In view of his meeting with Nepal Foreign Minister Pradeep Gyawali, Pompeo said, “My meeting with Foreign Minister Gyawali consolidated some important commitments, including the paramount importance of ensuring the $500 million Millennium Challenge Corporation Compact moves forward according to the agreed-upon principles.”

The US Secretary of State also appreciated Gyawali’s assurance that the Nepal Government would fulfill its international obligations including the binding agreements concerning US-Nepal bilateral relations and the UN Security Council sanctions compelling North Korea to abandon its nuclear program

Experts opine that US Secretary of State’s congratulatory message to Nepali Prime Minister is rare, further signaling the importance US is giving to its relations with Nepal.

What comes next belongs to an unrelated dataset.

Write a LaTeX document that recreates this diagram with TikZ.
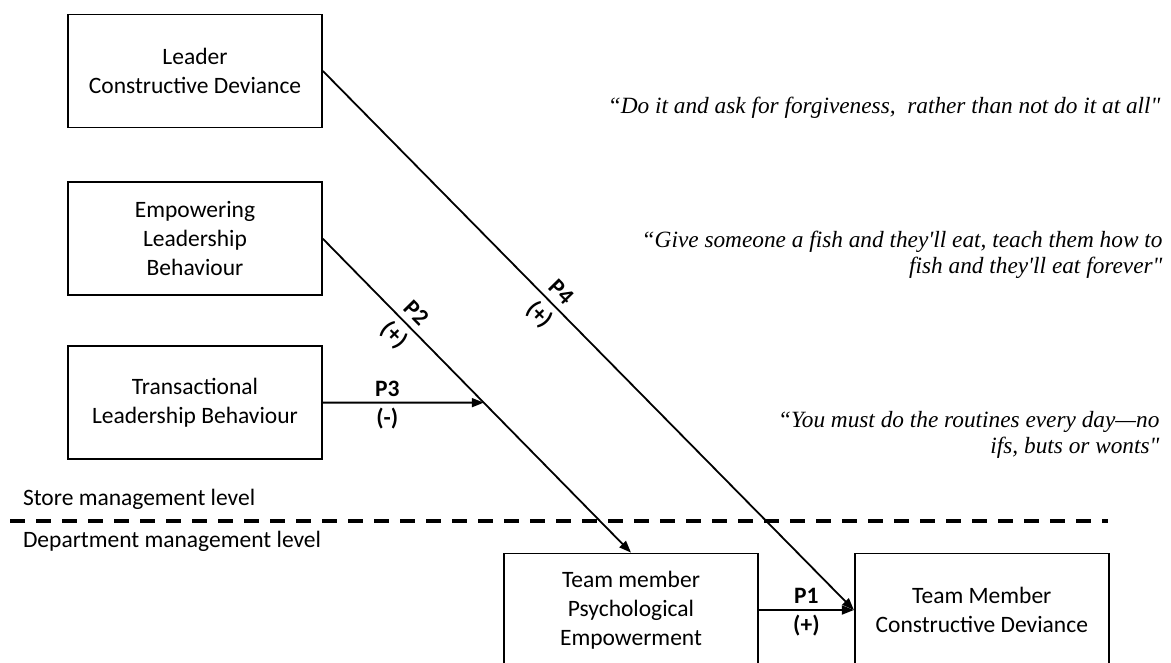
\documentclass[tikz,border=0pt]{standalone}
\usepackage{fontspec}
\setmainfont{Carlito}
\newfontfamily\quotefont{Liberation Serif}
\usetikzlibrary{arrows.meta,positioning,calc}

\begin{document}
\begin{tikzpicture}[x=1pt,y=1pt,>={Triangle[length=12pt,width=9pt]},node distance=53pt,
    construct/.style={draw,line width=1.8pt,minimum width=254pt,minimum height=113pt,align=center,font=\fontsize{23.5}{29}\selectfont},
    plab/.style={font=\fontsize{23.5}{29}\selectfont\bfseries},
    lvl/.style={anchor=west,font=\fontsize{23.5}{29}\selectfont},
    saying/.style={anchor=east,align=right,font=\quotefont\itshape\fontsize{23.3}{25.5}\selectfont},
    divider/.style={line width=4pt,dash pattern=on 15pt off 11pt}]
    \useasboundingbox (0,0) rectangle (1171,-662);
    \clip (0,0) rectangle (1171,-662);

    \node[construct] (lcd) at (195,-71) {Leader\\Constructive Deviance};
    \node[construct] (elb) [below=of lcd] {Empowering\\Leadership\\Behaviour};
    \node[construct] (tlb) [below=49pt of elb] {Transactional\\Leadership Behaviour};
    \node[construct] (tmpe) at (631,-610) {Team member\\Psychological\\Empowerment};
    \node[construct] (tmcd) [right=95pt of tmpe] {Team Member\\Constructive Deviance};

    % levels
    \coordinate (dl) at (10,-521);
    \coordinate (dr) at (1108,-521);
    \draw[divider] (dl) -- (dr);
    \node[lvl] (store) at (19.5,-499) {Store management level};
    \node[lvl] (dept) at (19.5,-541) {Department management level};

    % quotes
    \node[saying] (q1) at (1164,-108) {“Do it and ask for forgiveness,\ \ rather than not do it at all"};
    \node[saying] (q2) at (1166,-255) {“Give someone a fish and they'll eat, teach them how to\\fish and they'll eat forever"};
    \node[saying] (q3) at (1163,-435) {“You must do the routines every day—no\\ifs, buts or wonts"};

    \coordinate (mod) at (intersection of elb.east--tmpe.north and tlb.west--tlb.east);

    \path[->,line width=1.8pt]
    (lcd.east) edge node[plab,sloped,pos=0.43,above=3pt] {P4} node[plab,sloped,pos=0.43,below=2pt] {(+)} (tmcd.west)
    (elb.east) edge node[plab,sloped,pos=0.27,above=3pt] {P2} node[plab,sloped,pos=0.27,below=2pt] {(+)} (tmpe.north)
    (tlb.east) edge node[plab,pos=0.4,above=2pt] {P3} node[plab,pos=0.4,below=1pt] {(-)} (mod)
    (tmpe.east) edge node[plab,above=2pt] {P1} node[plab,below=1pt] {(+)} (tmcd.west)
    ;
\end{tikzpicture}
\end{document}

Nepal is also planning to initiate talks with the Bhutan Government for the repatriation of Bhutanese refugees in Nepal. Let’s see what steps the Nepal Government will take to address both the refugee situations.

In the years 1959, 1960, and 1961 following the 1959 Tibetan uprising and exile of the Dalai Lama, over 20,000 Tibetans migrated to Nepal. Since then many have emigrated to India or settled in refugee camps set up by the International Committee of the Red Cross, the Government of Nepal, the Swiss Government, Services for Technical Co-operation Switzerland, and Australian Refugees Committee.

Those who arrived before 1989 were issued refugee ID cards and benefited from de facto economic integration; however, more recent arrivals have no legal status and cannot own property, businesses, vehicles, or be employed lawfully. Many of these recent arrivals transit through Nepal on their way to India.

Nepal is not party to the 1951 UN Convention or 1967 Protocol Relating to the Status of Refugees and there are no national laws to grant asylum or refugee status.